* **Short problem**:
In the listing below, find every line with the string "that" and pull it out.

★ ★ ★ ★

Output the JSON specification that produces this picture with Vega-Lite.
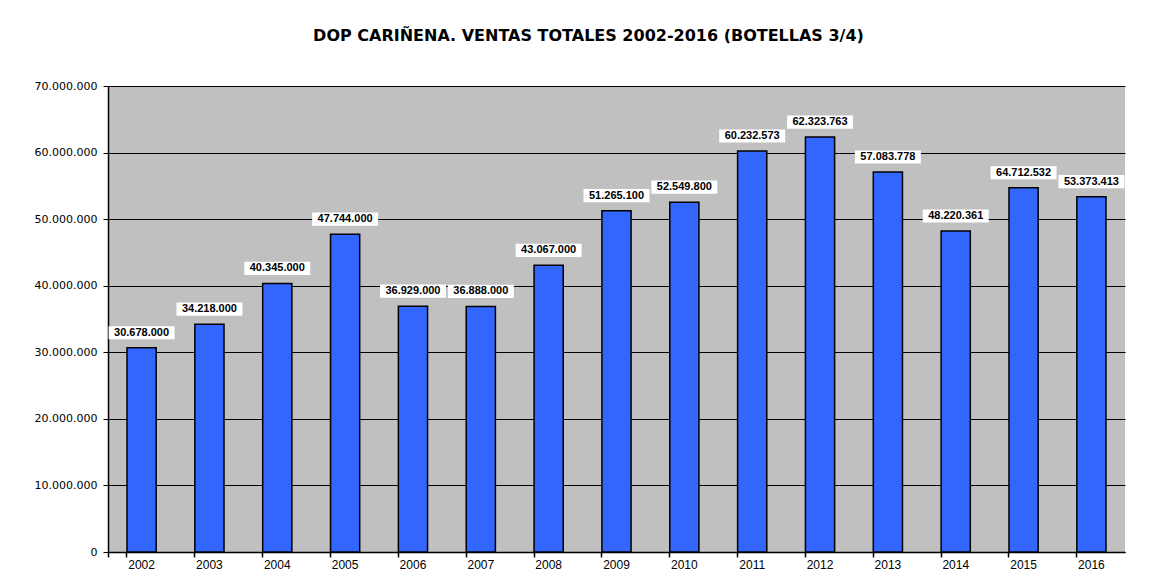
{
  "$schema": "https://vega.github.io/schema/vega-lite/v6.json",
  "autosize": "none",
  "width": 1017,
  "height": 466,
  "padding": {"left": 108, "top": 86, "right": 39, "bottom": 32},
  "background": "white",
  "config": {
    "locale": {"number": {"decimal": ",", "thousands": ".", "grouping": [3], "currency": ["", " €"]}},
    "view": {"stroke": null, "fill": "#C0C0C0"},
    "font": "Liberation Sans"
  },
  "title": {
    "text": "DOP CARIÑENA. VENTAS TOTALES 2002-2016 (BOTELLAS 3/4)",
    "font": "DejaVu Sans",
    "fontSize": 16,
    "fontWeight": "bold",
    "color": "#000000",
    "anchor": "middle",
    "dx": -28,
    "offset": 36
  },
  "data": {
    "values": [
      {"year": "2002", "ventas": 30678000, "etiqueta": "30.678.000"},
      {"year": "2003", "ventas": 34218000, "etiqueta": "34.218.000"},
      {"year": "2004", "ventas": 40345000, "etiqueta": "40.345.000"},
      {"year": "2005", "ventas": 47744000, "etiqueta": "47.744.000"},
      {"year": "2006", "ventas": 36929000, "etiqueta": "36.929.000"},
      {"year": "2007", "ventas": 36888000, "etiqueta": "36.888.000"},
      {"year": "2008", "ventas": 43067000, "etiqueta": "43.067.000"},
      {"year": "2009", "ventas": 51265100, "etiqueta": "51.265.100"},
      {"year": "2010", "ventas": 52549800, "etiqueta": "52.549.800"},
      {"year": "2011", "ventas": 60232573, "etiqueta": "60.232.573"},
      {"year": "2012", "ventas": 62323763, "etiqueta": "62.323.763"},
      {"year": "2013", "ventas": 57083778, "etiqueta": "57.083.778"},
      {"year": "2014", "ventas": 48220361, "etiqueta": "48.220.361"},
      {"year": "2015", "ventas": 54712532, "etiqueta": "64.712.532"},
      {"year": "2016", "ventas": 53373413, "etiqueta": "53.373.413"}
    ]
  },
  "layer": [
    {
      "mark": {"type": "bar", "fill": "#3366FF", "stroke": "#000000", "strokeWidth": 1.5},
      "encoding": {
        "x": {
          "field": "year",
          "type": "ordinal",
          "scale": {"paddingInner": 0.57, "paddingOuter": 0.28},
          "axis": {
            "title": null,
            "labelAngle": 0,
            "labelFont": "Liberation Sans",
            "labelFontSize": 12,
            "labelColor": "#000000",
            "labelPadding": 2,
            "bandPosition": 0,
            "ticks": true,
            "tickColor": "#000000",
            "tickSize": 5,
            "tickWidth": 1.5,
            "tickExtra": true,
            "domain": true,
            "domainColor": "#000000",
            "domainWidth": 1.5
          }
        },
        "y": {
          "field": "ventas",
          "type": "quantitative",
          "scale": {"domain": [0, 70000000], "nice": false},
          "axis": {
            "title": null,
            "values": [0, 10000000, 20000000, 30000000, 40000000, 50000000, 60000000, 70000000],
            "format": ",d",
            "labelFont": "DejaVu Sans",
            "labelFontSize": 11,
            "labelColor": "#000000",
            "labelPadding": 6,
            "tickColor": "#000000",
            "tickSize": 5,
            "domainColor": "#000000",
            "domainWidth": 1.5,
            "grid": true,
            "gridColor": "#000000",
            "gridWidth": 1,
            "gridOpacity": 1,
            "zindex": 0
          }
        }
      }
    },
    {
      "mark": {
        "type": "point",
        "shape": "M-1,-0.2L1,-0.2L1,0.2L-1,0.2Z",
        "filled": true,
        "color": "#FFFFFF",
        "opacity": 1,
        "size": 4356,
        "yOffset": -15
      },
      "encoding": {
        "x": {"field": "year", "type": "ordinal", "axis": {"title": null}},
        "y": {"field": "ventas", "type": "quantitative", "axis": {"title": null}}
      }
    },
    {
      "mark": {
        "type": "text",
        "font": "Liberation Sans",
        "fontSize": 11,
        "fontWeight": "bold",
        "color": "#000000",
        "baseline": "middle",
        "yOffset": -15
      },
      "encoding": {
        "x": {"field": "year", "type": "ordinal", "axis": {"title": null}},
        "y": {"field": "ventas", "type": "quantitative", "axis": {"title": null}},
        "text": {"field": "etiqueta"}
      }
    }
  ]
}
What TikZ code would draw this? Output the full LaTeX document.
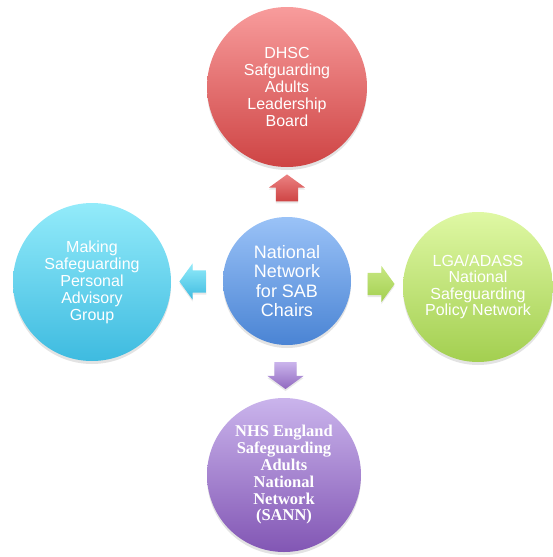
\documentclass[tikz,border=0pt]{standalone}
\usepackage{fontspec}
\setmainfont{Liberation Sans}
\newfontfamily\serifbold{Liberation Serif}
\usetikzlibrary{shapes.arrows,shadows,calc}

\definecolor{redtop}{HTML}{F89C9C}
\definecolor{redbot}{HTML}{CE4444}
\definecolor{bluetop}{HTML}{9AC2F7}
\definecolor{bluebot}{HTML}{4A84D4}
\definecolor{cyantop}{HTML}{93EBFA}
\definecolor{cyanbot}{HTML}{3EBBE0}
\definecolor{greentop}{HTML}{DFF8A4}
\definecolor{greenbot}{HTML}{A3CF50}
\definecolor{purptop}{HTML}{CAB4EC}
\definecolor{purpbot}{HTML}{8256B4}

\tikzset{
  ball/.style={circle,draw=none,text=white,align=center,
    drop shadow={opacity=0.22,shadow xshift=0pt,shadow yshift=-3pt}},
  blockarrow/.style={single arrow,draw=none,minimum height=27pt,
    inner xsep=0pt,inner ysep=11pt,single arrow head extend=7pt,
    single arrow tip angle=108,
    drop shadow={opacity=0.18,shadow xshift=0pt,shadow yshift=-2pt}},
  uparrow/.style={blockarrow,inner xsep=11pt,inner ysep=0pt}
}

\begin{document}
\begin{tikzpicture}[x=1pt,y=-1pt]
  \useasboundingbox (0,0) rectangle (553,557);
  \node[ball,minimum size=128pt,top color=bluetop,bottom color=bluebot,
        font=\fontsize{18}{19.5}\selectfont] (hub) at (287,281)
        {National\\Network\\for SAB\\Chairs};
  \node[ball,minimum size=160pt,top color=redtop,bottom color=redbot,
        font=\fontsize{16}{17.2}\selectfont] (dhsc) at (287,87)
        {DHSC\\Safguarding\\Adults\\Leadership\\Board};
  \node[ball,minimum size=158pt,top color=cyantop,bottom color=cyanbot,
        font=\fontsize{16}{17}\selectfont] (msp) at (92,282)
        {Making\\Safeguarding\\Personal\\Advisory\\Group};
  \node[ball,minimum size=150pt,top color=greentop,bottom color=greenbot,
        font=\fontsize{16}{16.5}\selectfont] (lga) at (478,287)
        {LGA/ADASS\\National\\Safeguarding\\Policy Network};
  \node[ball,minimum size=154pt,top color=purptop,bottom color=purpbot,
        font=\serifbold\bfseries\fontsize{16.5}{16.8}\selectfont] (sann) at (284,475)
        {NHS England\\Safeguarding\\Adults\\National\\Network\\(SANN)};

  \node[uparrow,shape border rotate=90,top color=redtop!70!redbot,bottom color=redbot]
    at ($(hub.north)!0.5!(dhsc.south)$) {};
  \node[blockarrow,shape border rotate=180,top color=cyantop,bottom color=cyanbot]
    at ($(hub.west)!0.5!(msp.east)$) {};
  \node[blockarrow,shape border rotate=0,top color=greentop!60!greenbot,bottom color=greenbot]
    at ($(hub.east)!0.5!(lga.west)$) {};
  \node[uparrow,shape border rotate=270,top color=purptop,bottom color=purpbot!80!purptop]
    at ($(hub.south)!0.5!(sann.north)$) {};
\end{tikzpicture}
\end{document}
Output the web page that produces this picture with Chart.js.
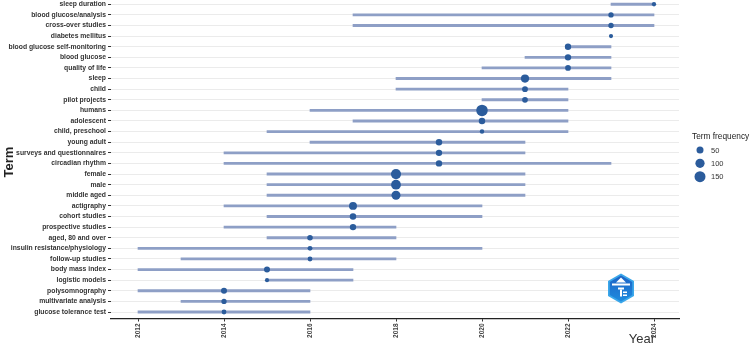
<!DOCTYPE html>
<html>
<head>
<meta charset="utf-8">
<script src="https://cdn.jsdelivr.net/npm/chart.js@4.4.1/dist/chart.umd.min.js"></script>
<style>
    html, body { margin: 0; padding: 0; background: #ffffff; }
    #wrap { width: 750px; height: 347px; position: relative; }
</style>
</head>
<body>
<div id="wrap"><canvas id="trend"></canvas></div>
<script>
// Trend topics: first quartile, median and third quartile year per term
const terms = [
    "sleep duration", "blood glucose/analysis", "cross-over studies", "diabetes mellitus",
    "blood glucose self-monitoring", "blood glucose", "quality of life", "sleep", "child",
    "pilot projects", "humans", "adolescent", "child, preschool", "young adult",
    "surveys and questionnaires", "circadian rhythm", "female", "male", "middle aged",
    "actigraphy", "cohort studies", "prospective studies", "aged, 80 and over",
    "insulin resistance/physiology", "follow-up studies", "body mass index",
    "logistic models", "polysomnography", "multivariate analysis", "glucose tolerance test"
];
const q1Years     = [2023, 2017, 2017, 2023, 2022, 2021, 2020, 2018, 2018, 2020, 2016, 2017, 2015, 2016, 2014, 2014, 2015, 2015, 2015, 2014, 2015, 2014, 2015, 2012, 2013, 2012, 2015, 2012, 2013, 2012];
const medianYears = [2024, 2023, 2023, 2023, 2022, 2022, 2022, 2021, 2021, 2021, 2020, 2020, 2020, 2019, 2019, 2019, 2018, 2018, 2018, 2017, 2017, 2017, 2016, 2016, 2016, 2015, 2015, 2014, 2014, 2014];
const q3Years     = [2024, 2024, 2024, 2023, 2023, 2023, 2023, 2023, 2022, 2022, 2022, 2022, 2022, 2021, 2021, 2023, 2021, 2021, 2021, 2020, 2020, 2018, 2018, 2020, 2018, 2017, 2017, 2016, 2016, 2016];
const termFreq    = [8, 22, 22, 6, 38, 38, 28, 75, 28, 28, 165, 40, 10, 40, 38, 38, 125, 115, 95, 70, 40, 38, 25, 15, 15, 32, 6, 32, 20, 14];
const yearTicks = [2012, 2014, 2016, 2018, 2020, 2022, 2024];
const legendFreqs = [50, 100, 150];

const FONT = "'Liberation Sans', Arial, sans-serif";
const DOT = '#2b5c9c';
const SEG = '#8e9fc6';

// point area grows linearly with frequency
function radiusFor(f) {
    return Math.sqrt(3.25 + 0.18 * f);
}

// pin the scales so rows and years land where the original plot has them.
// the top row sits right at the edge, keep it just inside so its dot still draws
const pinScales = {
    id: 'pinScales',
    afterLayout(chart) {
        const ys = chart.scales.y;
        const firstRow = Math.max(3, ys.top - radiusFor(termFreq[0]) + 0.7);
        const lastRow = 312;
        const rowStep = (lastRow - firstRow) / (terms.length - 1);
        ys.min = (ys.top - firstRow) / rowStep;
        ys.max = ys.min + (ys.bottom - ys.top) / rowStep;
        ys.configure();

        const xs = chart.scales.x;
        const yearStep = (654 - 138) / 12;
        xs.min = 2012 - (138 - xs.left) / yearStep;
        xs.max = xs.min + (xs.right - xs.left) / yearStep;
        xs.configure();
    }
};

// legend, axis title and logo
const extrasPlugin = {
    id: 'extras',
    afterDraw(chart) {
        const ctx = chart.ctx;
        ctx.save();

        ctx.fillStyle = '#333';
        ctx.font = '13px ' + FONT;
        ctx.textAlign = 'right';
        ctx.textBaseline = 'alphabetic';
        ctx.fillText('Year', 655, 343);

        ctx.textAlign = 'left';
        ctx.fillStyle = '#222';
        ctx.font = '8.3px ' + FONT;
        ctx.fillText('Term frequency', 692, 139);
        const ys = [150, 163.3, 176.7];
        legendFreqs.forEach((f, i) => {
            ctx.beginPath();
            ctx.fillStyle = DOT;
            ctx.arc(700, ys[i], radiusFor(f), 0, Math.PI * 2);
            ctx.fill();
            ctx.fillStyle = '#333';
            ctx.font = '7.5px ' + FONT;
            ctx.textBaseline = 'middle';
            ctx.fillText(String(f), 711, ys[i] + 0.5);
        });

        // hexagon logo
        const cx = 621, cy = 288.5, r = 15;
        const hex = (rad) => {
            ctx.beginPath();
            for (let k = 0; k < 6; k++) {
                const a = Math.PI / 3 * k - Math.PI / 2;
                const px = cx + rad * Math.cos(a), py = cy + rad * Math.sin(a);
                if (k === 0) ctx.moveTo(px, py); else ctx.lineTo(px, py);
            }
            ctx.closePath();
        };
        hex(r);
        ctx.fillStyle = '#3aa7ea';
        ctx.fill();
        hex(r - 2);
        const g = ctx.createLinearGradient(cx, cy - r, cx, cy + r);
        g.addColorStop(0, '#1d5fc4');
        g.addColorStop(1, '#1f8fe0');
        ctx.fillStyle = g;
        ctx.fill();
        ctx.fillStyle = '#ffffff';
        ctx.fillRect(cx - 9, cy - 5, 18, 2);
        ctx.beginPath();
        ctx.moveTo(cx - 5, cy - 6);
        ctx.lineTo(cx, cy - 11);
        ctx.lineTo(cx + 5, cy - 6);
        ctx.closePath();
        ctx.fill();
        ctx.fillRect(cx - 3, cy - 1, 6, 2);
        ctx.fillRect(cx - 1, cy + 1, 2, 7);
        ctx.fillRect(cx + 2, cy + 3, 4, 1.5);
        ctx.fillRect(cx + 2, cy + 6, 4, 1.5);
        ctx.restore();
    }
};

new Chart(document.getElementById('trend'), {
    type: 'bar',
    data: {
        datasets: [
            {
                // median year, sized by frequency
                type: 'scatter',
                order: 0,
                clip: false,
                showLine: false,
                borderWidth: 0,
                data: terms.map((t, i) => ({ x: medianYears[i], y: i })),
                pointRadius: termFreq.map(radiusFor),
                pointHoverRadius: termFreq.map(radiusFor),
                pointBackgroundColor: DOT,
                pointBorderWidth: 0
            },
            {
                // Q1 - Q3 span
                type: 'bar',
                order: 1,
                indexAxis: 'y',
                clip: false,
                data: terms.map((t, i) => ({ x: [q1Years[i], q3Years[i]], y: i })),
                backgroundColor: SEG,
                borderWidth: 0,
                barThickness: 2.2,
                grouped: false
            }
        ]
    },
    options: {
        responsive: true,
        maintainAspectRatio: false,
        animation: false,
        devicePixelRatio: 1,
        layout: { padding: { left: 0, right: 71, top: 0, bottom: 0 } },
        plugins: {
            legend: { display: false },
            tooltip: { enabled: false }
        },
        scales: {
            x: {
                type: 'linear',
                position: 'bottom',
                offset: false,
                min: 2011.37,
                max: 2024.58,
                border: { display: true, color: '#222', width: 1.2 },
                grid: { offset: false, drawOnChartArea: false, drawTicks: true, tickLength: 3, tickColor: '#333' },
                afterBuildTicks: (s) => { s.ticks = yearTicks.map(v => ({ value: v })); },
                ticks: {
                    autoSkip: false,
                    minRotation: 90,
                    maxRotation: 90,
                    padding: 2,
                    color: '#444',
                    font: { family: FONT, size: 6.5, weight: 'bold' },
                    callback: (v) => String(v)
                },
                afterFit: (s) => { s.height = 28.5; s.paddingLeft = 0; s.paddingRight = 0; }
            },
            y: {
                type: 'linear',
                position: 'left',
                reverse: true,
                offset: false,
                min: -0.28,
                max: 29.61,
                border: { display: false },
                grid: { offset: false, color: '#ebebeb', lineWidth: 1, drawTicks: true, tickLength: 3, tickColor: '#333' },
                afterBuildTicks: (s) => { s.ticks = terms.map((t, i) => ({ value: i })); },
                ticks: {
                    autoSkip: false,
                    padding: 2,
                    color: '#333',
                    font: { family: FONT, size: 6.8, weight: 'bold' },
                    callback: (v) => terms[v]
                },
                title: {
                    display: true,
                    text: 'Term',
                    color: '#222',
                    font: { family: FONT, size: 13, weight: 'bold' },
                    padding: { top: 2, bottom: 0 }
                },
                afterFit: (s) => { s.width = 111; s.paddingTop = 0; s.paddingBottom = 0; }
            }
        }
    },
    plugins: [pinScales, extrasPlugin]
});
</script>
</body>
</html>
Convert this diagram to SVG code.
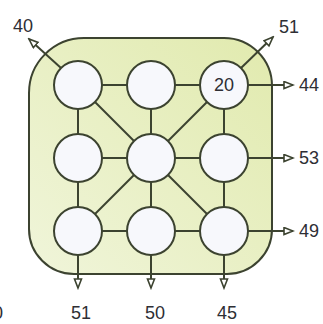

★ ★ ★ ★

* **Result**:
Output the JSON specification that produces this picture with Vega-Lite.
Output the web page that produces this picture with Chart.js.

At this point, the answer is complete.